Stored data =>

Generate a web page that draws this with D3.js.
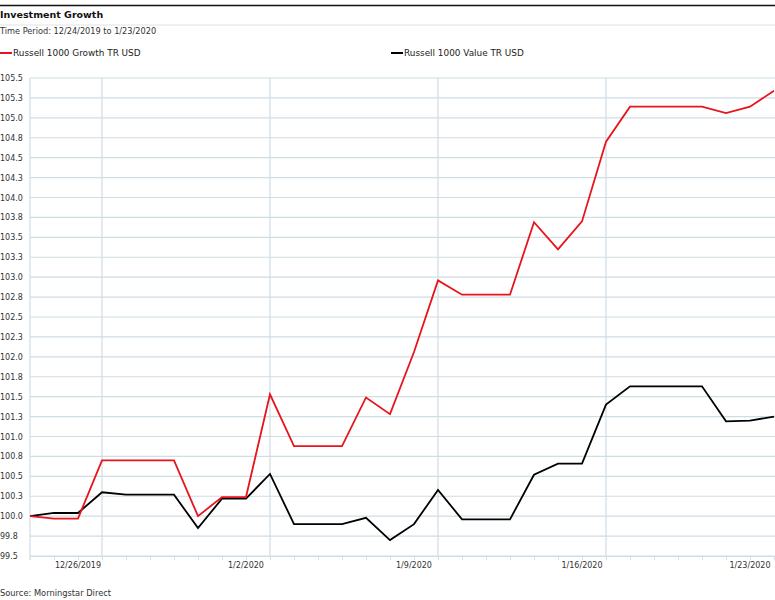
<!DOCTYPE html>
<html>
<head>
<meta charset="utf-8">
<script src="https://cdn.jsdelivr.net/npm/d3@7"></script>
<style>
	body { margin: 0; background: #fff; }
	svg { display: block; font-family: "DejaVu Sans", Verdana, sans-serif; }
</style>
</head>
<body>
<svg></svg>
<script>
// Investment Growth chart

let svgWidth = 775;
let svgHeight = 600;

// data
let fechas = ["2019-12-24", "2019-12-25", "2019-12-26", "2019-12-27", "2019-12-28", "2019-12-29", "2019-12-30", "2019-12-31",
	"2020-01-01", "2020-01-02", "2020-01-03", "2020-01-04", "2020-01-05", "2020-01-06", "2020-01-07", "2020-01-08",
	"2020-01-09", "2020-01-10", "2020-01-11", "2020-01-12", "2020-01-13", "2020-01-14", "2020-01-15", "2020-01-16",
	"2020-01-17", "2020-01-18", "2020-01-19", "2020-01-20", "2020-01-21", "2020-01-22", "2020-01-23", "2020-01-24"];

let growth = [100.00, 99.97, 99.97, 100.70, 100.70, 100.70, 100.70, 100.00,
	100.24, 100.24, 101.53, 100.88, 100.88, 100.88, 101.49, 101.28,
	102.06, 102.96, 102.78, 102.78, 102.78, 103.69, 103.35, 103.70,
	104.70, 105.14, 105.14, 105.14, 105.14, 105.06, 105.14, 105.34];

let value = [100.00, 100.04, 100.04, 100.30, 100.27, 100.27, 100.27, 99.85,
	100.22, 100.22, 100.53, 99.90, 99.90, 99.90, 99.98, 99.70,
	99.90, 100.33, 99.96, 99.96, 99.96, 100.52, 100.66, 100.66,
	101.40, 101.63, 101.63, 101.63, 101.63, 101.19, 101.20, 101.25];

let series = [
	{ name: "Russell 1000 Growth TR USD", values: growth, color: "#e8141b" },
	{ name: "Russell 1000 Value TR USD", values: value, color: "#000000" }
];

let yTicks = [99.5, 99.75, 100, 100.25, 100.5, 100.75, 101, 101.25, 101.5, 101.75, 102, 102.25, 102.5,
	102.75, 103, 103.25, 103.5, 103.75, 104, 104.25, 104.5, 104.75, 105, 105.25, 105.5];
let xLabels = ["2019-12-26", "2020-01-02", "2020-01-09", "2020-01-16", "2020-01-23"];
let xGrid = ["2019-12-27", "2020-01-03", "2020-01-10", "2020-01-17"];

let parseDate = d3.timeParse("%Y-%m-%d");
let dias = fechas.map(parseDate);

let svg = d3.select("svg")
	.attr("width", svgWidth)
	.attr("height", svgHeight);

let plotLeft = 30, plotRight = 774, plotTop = 78, plotBottom = 556;

let xScale = d3.scaleTime()
	.domain(d3.extent(dias))
	.range([plotLeft, plotRight]);

let yScale = d3.scaleLinear()
	.domain([99.5, 105.5])
	.range([plotBottom, plotTop]);

// header
svg.append("line")
	.attr("x1", 0).attr("x2", svgWidth)
	.attr("y1", 5.5).attr("y2", 5.5)
	.attr("stroke", "#111").attr("stroke-width", 1.3);

svg.append("text")
	.attr("x", 0).attr("y", 18)
	.attr("font-size", 9.5).attr("font-weight", "bold").attr("fill", "#111")
	.text("Investment Growth");

svg.append("line")
	.attr("x1", 0).attr("x2", svgWidth)
	.attr("y1", 25).attr("y2", 25)
	.attr("stroke", "#e2e2e2").attr("stroke-width", 1);

svg.append("text")
	.attr("x", 0).attr("y", 34)
	.attr("font-size", 8.2).attr("fill", "#333")
	.text("Time Period: 12/24/2019 to 1/23/2020");

// legend
let legendX = [0, 391];
let legend = svg.selectAll(".legend")
	.data(series)
	.enter()
	.append("g")
	.attr("class", "legend")
	.attr("transform", function (d, i) {
		return "translate(" + legendX[i] + ",53)";
	});

legend.append("line")
	.attr("x1", 0).attr("x2", 12)
	.attr("stroke", function (d) { return d.color; })
	.attr("stroke-width", 2);

legend.append("text")
	.attr("x", 13).attr("y", 3.2)
	.attr("font-size", 8.9).attr("fill", "#222")
	.text(function (d) { return d.name; });

// grid
svg.append("g")
	.selectAll("line")
	.data(yTicks)
	.enter()
	.append("line")
	.attr("x1", plotLeft).attr("x2", svgWidth)
	.attr("y1", function (d) { return yScale(d); })
	.attr("y2", function (d) { return yScale(d); })
	.attr("stroke", "#cfdde4").attr("stroke-width", 1.2);

svg.append("g")
	.selectAll("line")
	.data(xGrid)
	.enter()
	.append("line")
	.attr("x1", function (d) { return xScale(parseDate(d)); })
	.attr("x2", function (d) { return xScale(parseDate(d)); })
	.attr("y1", plotTop).attr("y2", plotBottom)
	.attr("stroke", "#cfdde4").attr("stroke-width", 1.2);

svg.append("line")
	.attr("x1", plotLeft).attr("x2", plotLeft)
	.attr("y1", plotTop).attr("y2", plotBottom + 4)
	.attr("stroke", "#cfdde4").attr("stroke-width", 1.2);

// y labels (left aligned at the page edge)
svg.append("g")
	.selectAll("text")
	.data(yTicks)
	.enter()
	.append("text")
	.attr("x", 0)
	.attr("y", function (d) { return yScale(d) + 3; })
	.attr("font-size", 8).attr("fill", "#333")
	.text(function (d) { return d.toFixed(1); });

// x axis
let xAxis = d3.axisBottom(xScale)
	.tickValues(dias)
	.tickSize(4)
	.tickFormat("");

let gx = svg.append("g")
	.attr("transform", "translate(0," + plotBottom + ")")
	.call(xAxis);
gx.select(".domain").attr("stroke", "#cfdde4");
gx.selectAll(".tick line").attr("stroke", "#d8dfe3");

svg.append("g")
	.selectAll("text")
	.data(xLabels)
	.enter()
	.append("text")
	.attr("x", function (d) { return xScale(parseDate(d)); })
	.attr("y", 568)
	.attr("text-anchor", "middle")
	.attr("font-size", 8).attr("fill", "#333")
	.text(function (d) { return d3.timeFormat("%-m/%-d/%Y")(parseDate(d)); });

// lines
let linea = d3.line()
	.x(function (d, i) { return xScale(dias[i]); })
	.y(function (d) { return yScale(d); });

svg.selectAll(".serie")
	.data(series.slice().reverse())
	.enter()
	.append("path")
	.attr("class", "serie")
	.attr("d", function (d) { return linea(d.values); })
	.attr("fill", "none")
	.attr("stroke", function (d) { return d.color; })
	.attr("stroke-width", 1.8)
	.attr("stroke-linejoin", "miter");

// source
svg.append("text")
	.attr("x", 0).attr("y", 596)
	.attr("font-size", 8.3).attr("fill", "#333")
	.text("Source: Morningstar Direct");
</script>
</body>
</html>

Set problem => Every line is to be duplicated exactly, though pictures stay out.

Output for this task =>
Generate a web page that draws this with D3.js.
<!DOCTYPE html>
<html>
<head>
<meta charset="utf-8">
<script src="https://cdn.jsdelivr.net/npm/d3@7"></script>
<style>
	body { margin: 0; background: #fff; }
	svg { display: block; font-family: "DejaVu Sans", Verdana, sans-serif; }
</style>
</head>
<body>
<svg></svg>
<script>
// Investment Growth chart

let svgWidth = 775;
let svgHeight = 600;

// data
let fechas = ["2019-12-24", "2019-12-25", "2019-12-26", "2019-12-27", "2019-12-28", "2019-12-29", "2019-12-30", "2019-12-31",
	"2020-01-01", "2020-01-02", "2020-01-03", "2020-01-04", "2020-01-05", "2020-01-06", "2020-01-07", "2020-01-08",
	"2020-01-09", "2020-01-10", "2020-01-11", "2020-01-12", "2020-01-13", "2020-01-14", "2020-01-15", "2020-01-16",
	"2020-01-17", "2020-01-18", "2020-01-19", "2020-01-20", "2020-01-21", "2020-01-22", "2020-01-23", "2020-01-24"];

let growth = [100.00, 99.97, 99.97, 100.70, 100.70, 100.70, 100.70, 100.00,
	100.24, 100.24, 101.53, 100.88, 100.88, 100.88, 101.49, 101.28,
	102.06, 102.96, 102.78, 102.78, 102.78, 103.69, 103.35, 103.70,
	104.70, 105.14, 105.14, 105.14, 105.14, 105.06, 105.14, 105.34];

let value = [100.00, 100.04, 100.04, 100.30, 100.27, 100.27, 100.27, 99.85,
	100.22, 100.22, 100.53, 99.90, 99.90, 99.90, 99.98, 99.70,
	99.90, 100.33, 99.96, 99.96, 99.96, 100.52, 100.66, 100.66,
	101.40, 101.63, 101.63, 101.63, 101.63, 101.19, 101.20, 101.25];

let series = [
	{ name: "Russell 1000 Growth TR USD", values: growth, color: "#e8141b" },
	{ name: "Russell 1000 Value TR USD", values: value, color: "#000000" }
];

let yTicks = [99.5, 99.75, 100, 100.25, 100.5, 100.75, 101, 101.25, 101.5, 101.75, 102, 102.25, 102.5,
	102.75, 103, 103.25, 103.5, 103.75, 104, 104.25, 104.5, 104.75, 105, 105.25, 105.5];
let xLabels = ["2019-12-26", "2020-01-02", "2020-01-09", "2020-01-16", "2020-01-23"];
let xGrid = ["2019-12-27", "2020-01-03", "2020-01-10", "2020-01-17"];

let parseDate = d3.timeParse("%Y-%m-%d");
let dias = fechas.map(parseDate);

let svg = d3.select("svg")
	.attr("width", svgWidth)
	.attr("height", svgHeight);

let plotLeft = 30, plotRight = 774, plotTop = 78, plotBottom = 556;

let xScale = d3.scaleTime()
	.domain(d3.extent(dias))
	.range([plotLeft, plotRight]);

let yScale = d3.scaleLinear()
	.domain([99.5, 105.5])
	.range([plotBottom, plotTop]);

// header
svg.append("line")
	.attr("x1", 0).attr("x2", svgWidth)
	.attr("y1", 5.5).attr("y2", 5.5)
	.attr("stroke", "#111").attr("stroke-width", 1.3);

svg.append("text")
	.attr("x", 0).attr("y", 18)
	.attr("font-size", 9.5).attr("font-weight", "bold").attr("fill", "#111")
	.text("Investment Growth");

svg.append("line")
	.attr("x1", 0).attr("x2", svgWidth)
	.attr("y1", 25).attr("y2", 25)
	.attr("stroke", "#e2e2e2").attr("stroke-width", 1);

svg.append("text")
	.attr("x", 0).attr("y", 34)
	.attr("font-size", 8.2).attr("fill", "#333")
	.text("Time Period: 12/24/2019 to 1/23/2020");

// legend
let legendX = [0, 391];
let legend = svg.selectAll(".legend")
	.data(series)
	.enter()
	.append("g")
	.attr("class", "legend")
	.attr("transform", function (d, i) {
		return "translate(" + legendX[i] + ",53)";
	});

legend.append("line")
	.attr("x1", 0).attr("x2", 12)
	.attr("stroke", function (d) { return d.color; })
	.attr("stroke-width", 2);

legend.append("text")
	.attr("x", 13).attr("y", 3.2)
	.attr("font-size", 8.9).attr("fill", "#222")
	.text(function (d) { return d.name; });

// grid
svg.append("g")
	.selectAll("line")
	.data(yTicks)
	.enter()
	.append("line")
	.attr("x1", plotLeft).attr("x2", svgWidth)
	.attr("y1", function (d) { return yScale(d); })
	.attr("y2", function (d) { return yScale(d); })
	.attr("stroke", "#cfdde4").attr("stroke-width", 1.2);

svg.append("g")
	.selectAll("line")
	.data(xGrid)
	.enter()
	.append("line")
	.attr("x1", function (d) { return xScale(parseDate(d)); })
	.attr("x2", function (d) { return xScale(parseDate(d)); })
	.attr("y1", plotTop).attr("y2", plotBottom)
	.attr("stroke", "#cfdde4").attr("stroke-width", 1.2);

svg.append("line")
	.attr("x1", plotLeft).attr("x2", plotLeft)
	.attr("y1", plotTop).attr("y2", plotBottom + 4)
	.attr("stroke", "#cfdde4").attr("stroke-width", 1.2);

// y labels (left aligned at the page edge)
svg.append("g")
	.selectAll("text")
	.data(yTicks)
	.enter()
	.append("text")
	.attr("x", 0)
	.attr("y", function (d) { return yScale(d) + 3; })
	.attr("font-size", 8).attr("fill", "#333")
	.text(function (d) { return d.toFixed(1); });

// x axis
let xAxis = d3.axisBottom(xScale)
	.tickValues(dias)
	.tickSize(4)
	.tickFormat("");

let gx = svg.append("g")
	.attr("transform", "translate(0," + plotBottom + ")")
	.call(xAxis);
gx.select(".domain").attr("stroke", "#cfdde4");
gx.selectAll(".tick line").attr("stroke", "#d8dfe3");

svg.append("g")
	.selectAll("text")
	.data(xLabels)
	.enter()
	.append("text")
	.attr("x", function (d) { return xScale(parseDate(d)); })
	.attr("y", 568)
	.attr("text-anchor", "middle")
	.attr("font-size", 8).attr("fill", "#333")
	.text(function (d) { return d3.timeFormat("%-m/%-d/%Y")(parseDate(d)); });

// lines
let linea = d3.line()
	.x(function (d, i) { return xScale(dias[i]); })
	.y(function (d) { return yScale(d); });

svg.selectAll(".serie")
	.data(series.slice().reverse())
	.enter()
	.append("path")
	.attr("class", "serie")
	.attr("d", function (d) { return linea(d.values); })
	.attr("fill", "none")
	.attr("stroke", function (d) { return d.color; })
	.attr("stroke-width", 1.8)
	.attr("stroke-linejoin", "miter");

// source
svg.append("text")
	.attr("x", 0).attr("y", 596)
	.attr("font-size", 8.3).attr("fill", "#333")
	.text("Source: Morningstar Direct");
</script>
</body>
</html>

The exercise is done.